Le choix du dispositif dépend de l'affection (degré d'assistance nécessaire, défaillance du ventricule gauche (VG) et/ou du ventricule droit (VD), risques spécifiques), du patient (tableau clinique, possibilité de récupération, défaillance associée de l'oxygénation/la ventilation) et du centre (disponibilité des dispositifs, expérience, facilité et rapidité d'insertion). La majorité des dispositifs ne fournissent qu'une assistance hémodynamique, à l'exception de l'oxygénation par membrane extracorporelle veino-artérielle (ECMO-VA) qui permet également un échange O2/CO2. Le tableau 2 présente les dispositifs les plus utilisés en Belgique pour le soutien du VG, avec leur mécanisme d'action, leurs avantages et inconvénients et leurs contre-indications. Les dispositifs qui soutiennent spécifiquement le VD sont l'Impella RP® et le TandemHeart RVAD avec la canule Protek Duo, mais nous ne les aborderons pas ici, étant donné que leur utilisation n'est pas si fréquente. Idéalement, le dispositif doit être choisi selon une approche progressive, en se ciblant surtout sur l'affection sous-jacente du patient.15 En cas de RCP (réanimation cardiopulmonaire), on préfère de loin l'ECMO-VA, car elle assure à la fois la circulation et l'oxygénation et peut fournir le plus haut degré d'assistance (jusqu'à 7 l/min). En cas de défaillance biventriculaire, il va de soi qu'il faut prévoir une assistance biventriculaire, et le choix évident est également l'ECMO-VA, avec un seuil bas pour la décharge du VG (avec une pompe micro-axiale comme l'Impella®, une configuration appelée 'ECMELLA' ou 'ECPELLA', via un BCPIA ou via un cathéter apical drainant connecté au côté veineux du circuit d'ECMO). Une installation combinée d'Impella® gauche et droit offrirait une alternative (BIPELLA), mais ceci est rarement utilisé en pratique et la gestion s'avère complexe. En cas de défaillance isolée du VG, une pompe micro-axiale constitue le premier choix. Le débit maximal avec l'Impella® 5.5 atteint 5,5 l/min. Si une assistance plus importante est nécessaire (p. ex. en cas de sepsis concomitant), il est également préférable d'envisager une ECMO-VA.
Des études randomisées concernant le traitement au moyen d'une ACM et le timing optimal sont en cours avec l'Impella® (DanGer Shock, DTU-STEMI) et l'ECMO-VA (ECLS-SHOCK, EURO SHOCK), mais elles se concentrent sur la population spécifique présentant un CC lié à un SCA. Compte tenu des autres critères d'inclusion et d'exclusion, il semble que ces études ne concernent qu'un tiers de la population générale souffrant d'un CC, ce qui montre que de plus amples études restent nécessaires pour certaines sous-populations (CC non lié à un SCA, comme une myocardite, une insuffisance cardiaque préalable ...).16,17
Conclusion
Le CC reste une affection grevée d'une mortalité élevée, avec une grande marge d'optimisation du traitement.
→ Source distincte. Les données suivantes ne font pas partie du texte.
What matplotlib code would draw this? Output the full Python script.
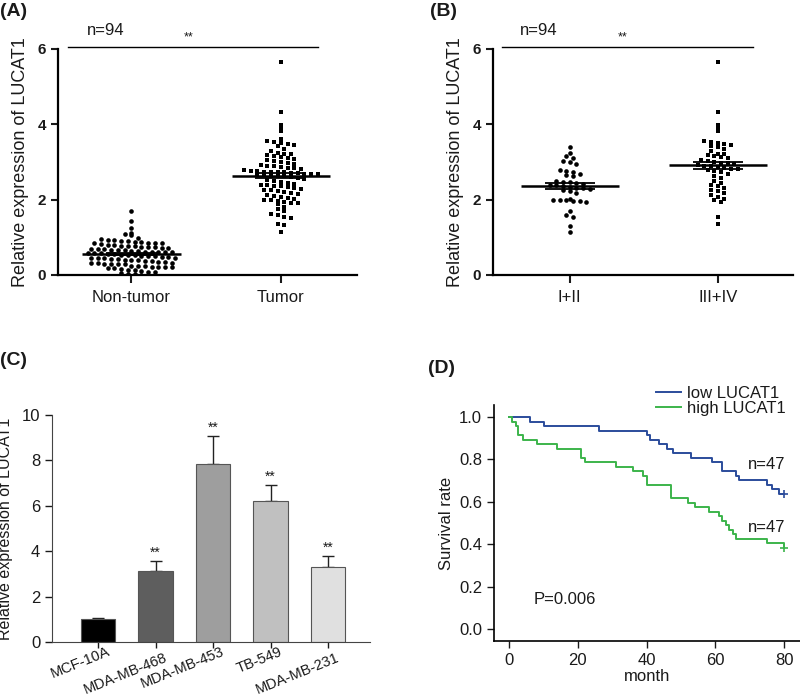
import matplotlib
matplotlib.use('Agg')
import numpy as np
import matplotlib.pyplot as plt

plt.rcParams['font.family'] = ['Liberation Sans', 'DejaVu Sans']
plt.rcParams['text.color'] = '#1a1a1a'
plt.rcParams['axes.labelcolor'] = '#1a1a1a'
plt.rcParams['xtick.color'] = '#1a1a1a'
plt.rcParams['ytick.color'] = '#1a1a1a'

# (A) LUCAT1 expression, tissue
non_tumor = [1.71, 1.44, 1.24, 1.12, 1.08, 1.05,
             0.98, 0.95, 0.93, 0.92, 0.90, 0.90, 0.88, 0.87, 0.86, 0.85, 0.85, 0.84,
             0.82, 0.80, 0.79, 0.78, 0.77, 0.76, 0.75, 0.74, 0.73, 0.72, 0.72,
             0.70, 0.69, 0.68, 0.67, 0.66, 0.65, 0.64, 0.63, 0.62, 0.62, 0.61, 0.60, 0.60,
             0.58, 0.58, 0.57, 0.56, 0.55, 0.54, 0.53, 0.52, 0.51, 0.50, 0.50,
             0.48, 0.47, 0.46, 0.45, 0.45, 0.44, 0.43, 0.42, 0.41, 0.40, 0.40, 0.38,
             0.36, 0.35, 0.34, 0.33, 0.32, 0.31, 0.30, 0.30, 0.29, 0.28,
             0.25, 0.24, 0.23, 0.22, 0.21, 0.20, 0.20, 0.19, 0.18,
             0.15, 0.13, 0.12, 0.10, 0.09, 0.08,
             0.05, 0.03, 0.02, 0.01]
tumor = [5.65, 4.33, 3.98, 3.88, 3.82,
         3.60, 3.55, 3.52, 3.50, 3.48, 3.45, 3.42, 3.35, 3.30,
         3.25, 3.22, 3.20, 3.18, 3.15, 3.12, 3.10, 3.08, 3.05, 3.02, 3.00,
         2.98, 2.95, 2.92, 2.90, 2.88, 2.86, 2.85, 2.83, 2.80,
         2.78, 2.76, 2.75, 2.74, 2.73, 2.72, 2.72, 2.71, 2.70, 2.69, 2.68, 2.67,
         2.66, 2.65, 2.64, 2.63, 2.62, 2.60, 2.58,
         2.55, 2.52, 2.50, 2.48,
         2.45, 2.42, 2.40, 2.38, 2.36, 2.35, 2.33, 2.30, 2.28, 2.26, 2.25, 2.22,
         2.20, 2.18, 2.15, 2.12, 2.10, 2.08,
         2.05, 2.02, 2.00, 1.98, 1.96, 1.95, 1.92, 1.90, 1.88,
         1.80, 1.75, 1.70, 1.62, 1.58, 1.55, 1.50, 1.35, 1.32, 1.15]
tissue_names = ['Non-tumor', 'Tumor']

# (B) by clinical stage
stage_12 = [3.41, 3.25, 3.15, 3.10, 3.02, 3.00, 2.95,
            2.78, 2.75, 2.72, 2.68, 2.65, 2.62,
            2.50, 2.48, 2.46, 2.44, 2.42, 2.40, 2.38, 2.36, 2.34, 2.32, 2.30, 2.28,
            2.26, 2.22, 2.18,
            2.02, 2.00, 1.99, 1.98, 1.97, 1.96, 1.95,
            1.70, 1.60, 1.55, 1.30, 1.15]
stage_34 = [5.65, 4.33, 3.98, 3.88, 3.82,
            3.55, 3.52, 3.50, 3.48, 3.45, 3.42, 3.40, 3.35, 3.30,
            3.22, 3.20, 3.18, 3.15, 3.12, 3.10, 3.05, 3.02, 3.00,
            2.98, 2.96, 2.94, 2.92, 2.90, 2.88, 2.86, 2.84, 2.82, 2.80,
            2.78, 2.75, 2.72, 2.68, 2.62, 2.58, 2.50,
            2.45, 2.40, 2.35, 2.30, 2.25, 2.22, 2.18, 2.12, 2.08,
            2.02, 1.98, 1.95, 1.55, 1.35]
stage_names = ['I+II', 'III+IV']

# (C) cell lines
cell_lines = ['MCF-10A', 'MDA-MB-468', 'MDA-MB-453', 'TB-549', 'MDA-MB-231']
cell_expr = [1.0, 3.12, 7.85, 6.22, 3.30]
cell_err = [0.07, 0.43, 1.22, 0.68, 0.48]
cell_colors = ['#000000', '#5e5e5e', '#9e9e9e', '#c0c0c0', '#e0e0e0']

# (D) Kaplan-Meier steps
low_t = [0, 6, 10, 26, 40.2, 41, 43.5, 46, 47.8, 53, 59, 62, 66, 67, 75, 76.5, 78.5, 80]
low_s = [1.0, 0.979, 0.957, 0.936, 0.915, 0.894, 0.872, 0.851, 0.830, 0.809,
         0.787, 0.745, 0.723, 0.702, 0.681, 0.660, 0.638, 0.638]
high_t = [0, 0.8, 1.9, 2.7, 3.9, 8, 14, 21, 22, 31, 36, 39, 40, 47, 52, 54, 58,
          61, 62, 63, 64, 65, 66, 75, 80]
high_s = [1.0, 0.979, 0.957, 0.915, 0.894, 0.872, 0.851, 0.809, 0.787, 0.766,
          0.745, 0.723, 0.681, 0.617, 0.596, 0.574, 0.553, 0.532, 0.511, 0.489,
          0.468, 0.447, 0.426, 0.404, 0.383]


def swarm_x(vals, center, step=0.045, binw=0.13):
    vals = np.asarray(vals)
    xs = np.zeros(len(vals))
    bins = np.round(vals / binw).astype(int)
    for b in np.unique(bins):
        idx = np.where(bins == b)[0]
        n = len(idx)
        xs[idx] = center + (np.arange(n) - (n - 1) / 2) * step
    return xs


def dot_panel(ax, groups, names, markers, xlim, sig_span, n_x, star_x):
    for i, (vals, mk) in enumerate(zip(groups, markers)):
        xs = swarm_x(vals, i)
        ax.scatter(xs, vals, s=11, marker=mk, color='black', linewidths=0, zorder=3)
        m = np.mean(vals)
        sem = np.std(vals, ddof=1) / np.sqrt(len(vals))
        ax.hlines(m, i - 0.33, i + 0.33, color='black', lw=1.8, zorder=4)
        ax.hlines([m - sem, m + sem], i - 0.17, i + 0.17, color='black', lw=1.3, zorder=4)
    ax.set_xlim(*xlim)
    ax.set_ylim(0, 6)
    ax.set_yticks([0, 2, 4, 6])
    ax.set_yticklabels(['0', '2', '4', '6'], fontweight='bold', fontsize=11)
    ax.set_xticks(range(len(names)))
    ax.set_xticklabels(names, fontsize=12)
    ax.tick_params(axis='y', width=1.5, length=5)
    ax.tick_params(axis='x', width=1.5, length=6, pad=5)
    ax.spines['top'].set_visible(False)
    ax.spines['right'].set_visible(False)
    ax.spines['left'].set_linewidth(1.6)
    ax.spines['bottom'].set_linewidth(1.6)
    ax.set_ylabel('Relative expression of LUCAT1', fontsize=13, labelpad=6)
    ax.plot(sig_span, [6.05, 6.05], color='black', lw=1.0, clip_on=False)
    ax.text(n_x, 6.5, 'n=94', fontsize=12, ha='center', va='center')
    ax.text(star_x, 6.3, '**', fontsize=9, ha='center', va='center')


fig = plt.figure(figsize=(8, 6.97), dpi=100)

axA = fig.add_axes([0.0725, 0.6055, 0.374, 0.3243])
dot_panel(axA, [non_tumor, tumor], tissue_names, ['o', 's'], (-0.49, 1.51),
          [-0.42, 1.25], -0.17, 0.38)

axB = fig.add_axes([0.616, 0.6055, 0.375, 0.3243])
dot_panel(axB, [stage_12, stage_34], stage_names, ['o', 's'], (-0.52, 1.507),
          [-0.46, 1.24], -0.21, 0.36)

# (C) bar chart
axC = fig.add_axes([0.065, 0.0789, 0.3975, 0.3257])
xc = np.arange(len(cell_lines))
axC.bar(xc, cell_expr, width=0.6, color=cell_colors, edgecolor='#555555', linewidth=0.8, zorder=2)
axC.errorbar(xc, cell_expr, yerr=[np.zeros(len(cell_err)), cell_err], fmt='none',
             ecolor='#222222', elinewidth=1.0, capsize=4, capthick=1.0, zorder=1)
for i in range(1, len(cell_lines)):
    axC.annotate('**', (xc[i], cell_expr[i] + cell_err[i]), xytext=(0, 1),
                 textcoords='offset points', ha='center', va='bottom', fontsize=10)
axC.set_xlim(-0.8, 4.73)
axC.set_ylim(0, 10)
axC.set_yticks([0, 2, 4, 6, 8, 10])
axC.set_xticks(xc)
axC.set_xticklabels([])
for i, name in enumerate(cell_lines):
    dy = -6 if i in (1, 4) else -2
    axC.annotate(name, xy=(xc[i], 0), xycoords=('data', 'axes fraction'),
                 xytext=(6, dy), textcoords='offset points', rotation=22,
                 ha='right', va='top', rotation_mode='anchor', fontsize=10.5)
axC.tick_params(axis='y', labelsize=12, width=1.0, length=5)
axC.tick_params(axis='x', width=1.0, length=4)
axC.spines['top'].set_visible(False)
axC.spines['right'].set_visible(False)
axC.spines['left'].set_color('#444444')
axC.spines['bottom'].set_color('#444444')
axC.set_ylabel('Relative expression of LUCAT1', fontsize=11.5, labelpad=6)

# (D) survival
axD = fig.add_axes([0.6175, 0.0803, 0.3825, 0.3386])
l1, = axD.step(low_t, low_s, where='post', color='#2b4c9b', lw=1.4, label='low LUCAT1')
l2, = axD.step(high_t, high_s, where='post', color='#3cb44b', lw=1.4, label='high LUCAT1')
axD.plot(low_t[-1], low_s[-1], marker='+', color='#2b4c9b', ms=6, mew=1.2)
axD.plot(high_t[-1], high_s[-1], marker='+', color='#3cb44b', ms=6, mew=1.2)
axD.set_xlim(-4.4, 84.6)
axD.set_ylim(-0.057, 1.057)
axD.set_xticks([0, 20, 40, 60, 80])
axD.set_yticks([0.0, 0.2, 0.4, 0.6, 0.8, 1.0])
axD.set_yticklabels(['%.1f' % v for v in [0.0, 0.2, 0.4, 0.6, 0.8, 1.0]])
axD.tick_params(labelsize=12, width=1.0, length=5)
axD.spines['top'].set_visible(False)
axD.spines['right'].set_visible(False)
axD.spines['left'].set_linewidth(1.2)
axD.spines['bottom'].set_linewidth(1.2)
axD.set_xlabel('month', fontsize=12, labelpad=1)
axD.set_ylabel('Survival rate', fontsize=12, labelpad=4)
axD.text(69.5, 0.775, 'n=47', fontsize=12, va='center')
axD.text(69.5, 0.48, 'n=47', fontsize=12, va='center')
axD.text(7, 0.14, 'P=0.006', fontsize=12, va='center')
axD.legend(handles=[l1, l2], loc='upper right', bbox_to_anchor=(0.955, 1.08),
           frameon=False, fontsize=12, handlelength=1.5, handletextpad=0.4,
           labelspacing=0.0, borderpad=0, borderaxespad=0)

# panel letters
for x, y, letter in [(0.0, 0.983, '(A)'), (0.537, 0.983, '(B)'),
                     (0.0, 0.483, '(C)'), (0.535, 0.472, '(D)')]:
    fig.text(x, y, letter, fontsize=14, fontweight='bold', va='center', ha='left')

plt.savefig('out.png', dpi=100)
Les recommandations préconisent l'initiation d'une ACM chez les patients en CC réfractaire, lorsque le traitement initial par remplissage et inotropes/vasopresseurs n'a pas d'effet (suffisant). D'un point de vue physiopathologique, le choix de l'association de l'ACM semble logique, mais aucune amélioration de la mortalité n'a actuellement été démontrée avec aucun dispositif dans la population de patients souffrant d'un CC. Ceci est principalement dû à l'absence de données qualitatives, de sorte qu'aucune recommandation ferme ne peut être formulée concernant le timing, le choix du dispositif et la sélection des patients. Dans ce contexte, ceci souligne l'importance des résultats des études randomisées mises sur pied ces dernières années, qu'on attend prochainement.